Locate each line containing the string "Output" and copy it out.
___
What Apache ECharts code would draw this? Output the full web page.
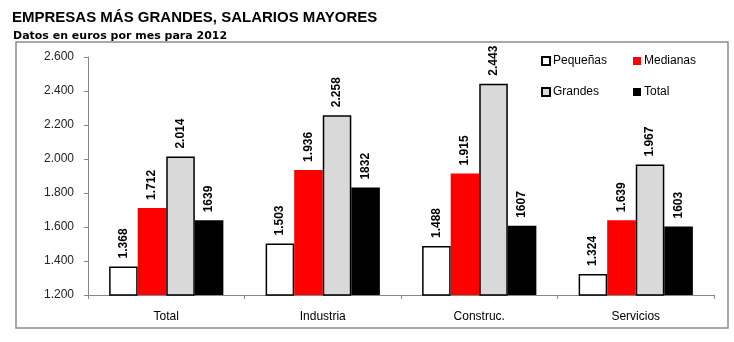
<!DOCTYPE html>
<html>
<head>
<meta charset="utf-8">
<script src="https://cdn.jsdelivr.net/npm/echarts@6/dist/echarts.min.js"></script>
<style>
html,body{margin:0;padding:0;background:#fff;}
#c{width:734px;height:342px;}
</style>
</head>
<body>
<div id="c"></div>
<script>
var categories = ['Total', 'Industria', 'Construc.', 'Servicios'];
var pequenas = [1368, 1503, 1488, 1324];
var medianas = [1712, 1936, 1915, 1639];
var grandes = [2014, 2258, 2443, 1967];
var total = [1639, 1832, 1607, 1603];
var yTicks = [1200, 1400, 1600, 1800, 2000, 2200, 2400, 2600];

function fmtDot(v) {
  var s = String(Math.round(v));
  return s.replace(/\B(?=(\d{3})+(?!\d))/g, '.');
}

var FF = 'Arial, Liberation Sans, sans-serif';
var chart = echarts.init(document.getElementById('c'), null, {renderer: 'canvas'});
var labelBase = {
  show: true, position: 'top', rotate: 90, align: 'left', verticalAlign: 'middle',
  distance: 8, fontFamily: FF, fontSize: 12,
  fontWeight: 'bold', color: '#000'
};
function legendAt(name, left, top) {
  return {
    data: [name], left: left, top: top, itemWidth: 8, itemHeight: 8, itemGap: 0,
    padding: 0, textStyle: {fontFamily: FF, fontSize: 12, color: '#000', padding: [0, 0, 0, -2]},
    selectedMode: false, icon: 'rect'
  };
}
chart.setOption({
  animation: false,
  backgroundColor: '#fff',
  title: [
    {text: 'EMPRESAS MÁS GRANDES, SALARIOS MAYORES', left: 7, top: 5,
     textStyle: {fontFamily: FF, fontSize: 15, fontWeight: 'bold', color: '#000'}},
    {text: 'Datos en euros por mes para 2012', left: 8, top: 26,
     textStyle: {fontFamily: 'DejaVu Sans, sans-serif', fontSize: 11, fontWeight: 'bold', color: '#000'}}
  ],
  graphic: [
    {type: 'rect', shape: {x: 16, y: 42, width: 712, height: 286},
     style: {fill: 'none', stroke: '#8c8c8c', lineWidth: 1.5}, silent: true, z: -1}
  ],
  legend: [
    legendAt('Pequeñas', 541, 55),
    legendAt('Medianas', 633, 55),
    legendAt('Grandes', 541, 86),
    legendAt('Total', 633, 86)
  ],
  grid: {left: 88, right: 20, top: 57, bottom: 47, containLabel: false},
  xAxis: {
    type: 'category', data: categories,
    axisLine: {lineStyle: {color: '#888', width: 1}},
    axisTick: {show: true, length: 4, lineStyle: {color: '#888'}},
    axisLabel: {fontFamily: FF, fontSize: 12, color: '#000', margin: 16}
  },
  yAxis: {
    type: 'value', min: 1200, max: 2600, interval: 200,
    axisLine: {show: true, lineStyle: {color: '#888', width: 1}},
    axisTick: {show: true, length: 4, lineStyle: {color: '#888'}},
    splitLine: {show: false},
    axisLabel: {fontFamily: FF, fontSize: 12, color: '#222', margin: 14,
      formatter: function (v) { return fmtDot(v); }}
  },
  series: [
    {name: 'Pequeñas', type: 'bar', data: pequenas, barGap: '0%', barCategoryGap: '27%',
     itemStyle: {color: '#ffffff', borderColor: '#000', borderWidth: 1.5},
     label: Object.assign({}, labelBase, {formatter: function (p) { return fmtDot(p.value); }})},
    {name: 'Medianas', type: 'bar', data: medianas, barGap: '0%', barCategoryGap: '27%',
     itemStyle: {color: '#ff0000'},
     label: Object.assign({}, labelBase, {formatter: function (p) { return fmtDot(p.value); }})},
    {name: 'Grandes', type: 'bar', data: grandes, barGap: '0%', barCategoryGap: '27%',
     itemStyle: {color: '#d9d9d9', borderColor: '#000', borderWidth: 1.5},
     label: Object.assign({}, labelBase, {formatter: function (p) { return fmtDot(p.value); }})},
    {name: 'Total', type: 'bar', data: total, barGap: '0%', barCategoryGap: '27%',
     itemStyle: {color: '#000000'},
     label: Object.assign({}, labelBase, {formatter: function (p) { return String(p.value); }})}
  ]
});
</script>
</body>
</html>
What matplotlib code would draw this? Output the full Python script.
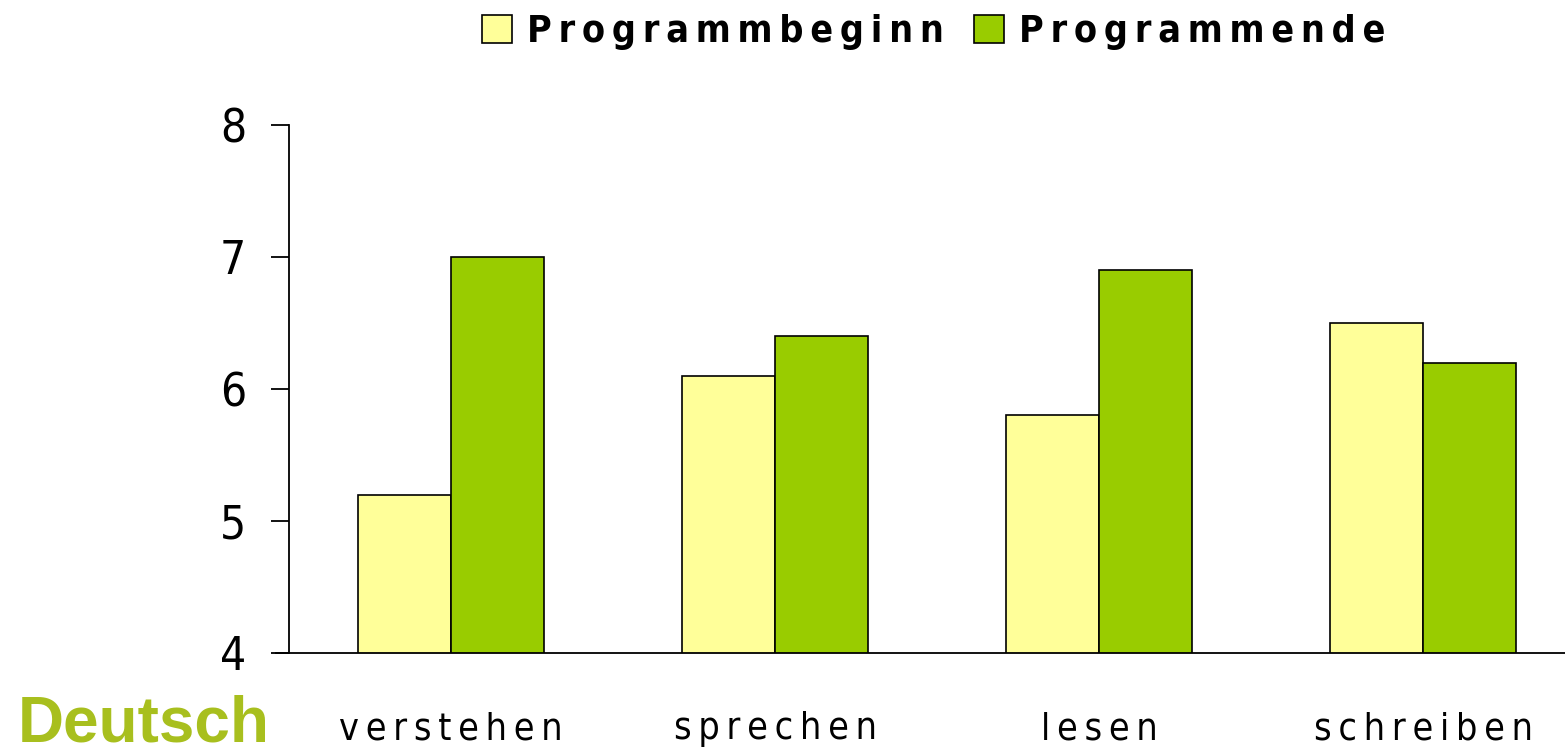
import matplotlib
matplotlib.use("Agg")
import matplotlib.pyplot as plt
from matplotlib.patches import Patch
import numpy as np

categories = ["verstehen", "sprechen", "lesen", "schreiben"]
series_names = ["Programmbeginn", "Programmende"]
beginn = [5.2, 6.1, 5.8, 6.5]
ende = [7.0, 6.4, 6.9, 6.2]
yticks = [4, 5, 6, 7, 8]
colors = ["#FFFF99", "#99CC00"]

def spaced(s, sep="\u2009"):
    return sep.join(s)

plt.rcParams['font.family'] = ['DejaVu Sans']
plt.rcParams['font.stretch'] = 'condensed'

fig = plt.figure(figsize=(15.65, 7.53), dpi=100)
ax = fig.add_axes([289/1565, 1-653/753, 1-289/1565, (653-125)/753])

x = np.arange(len(categories))
w = 0.287
ax.bar(x - w/2, beginn, w, color=colors[0], edgecolor="black", linewidth=1.2, zorder=2)
ax.bar(x + w/2, ende, w, color=colors[1], edgecolor="black", linewidth=1.2, zorder=2)

ax.set_ylim(4, 8)
ax.set_xlim(-0.5, 3.438)
ax.set_yticks(yticks)
ax.set_yticklabels([str(t) for t in yticks], fontsize=33)
ax.tick_params(axis="y", length=13, width=1.3, pad=18)
ax.set_xticks(x)
ax.set_xticklabels([spaced(c) for c in categories], fontsize=27)
ax.tick_params(axis="x", length=0, pad=42)
for s in ["top", "right"]:
    ax.spines[s].set_visible(False)
ax.spines["left"].set_linewidth(1.3)
ax.spines["bottom"].set_linewidth(1.3)
ax.spines["bottom"].set_bounds(-0.5 - 13/324, 3.438)
ax.spines["bottom"].set_clip_on(False)

handles = [Patch(facecolor=colors[i], edgecolor="black", linewidth=1.2) for i in range(2)]
fig.legend(handles, [spaced(n) for n in series_names], loc="center", bbox_to_anchor=(934/1565, 1-32/753),
           ncol=2, frameon=False, prop={"weight": "bold", "size": 27},
           handlelength=0.8, handleheight=0.8, handletextpad=0.4, columnspacing=0.8)

fig.text(18/1565, 1-724/753, "Deutsch", fontsize=46, fontweight="bold", color="#A8BF1E",
         family=["Liberation Sans", "DejaVu Sans"], stretch="normal", va="center", ha="left")

fig.savefig("out.png", dpi=100)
___
- ANSWER TO THIS TASK
What Apache ECharts code would draw this? Output the full web page.
What matplotlib code would draw this? Output the full Python script.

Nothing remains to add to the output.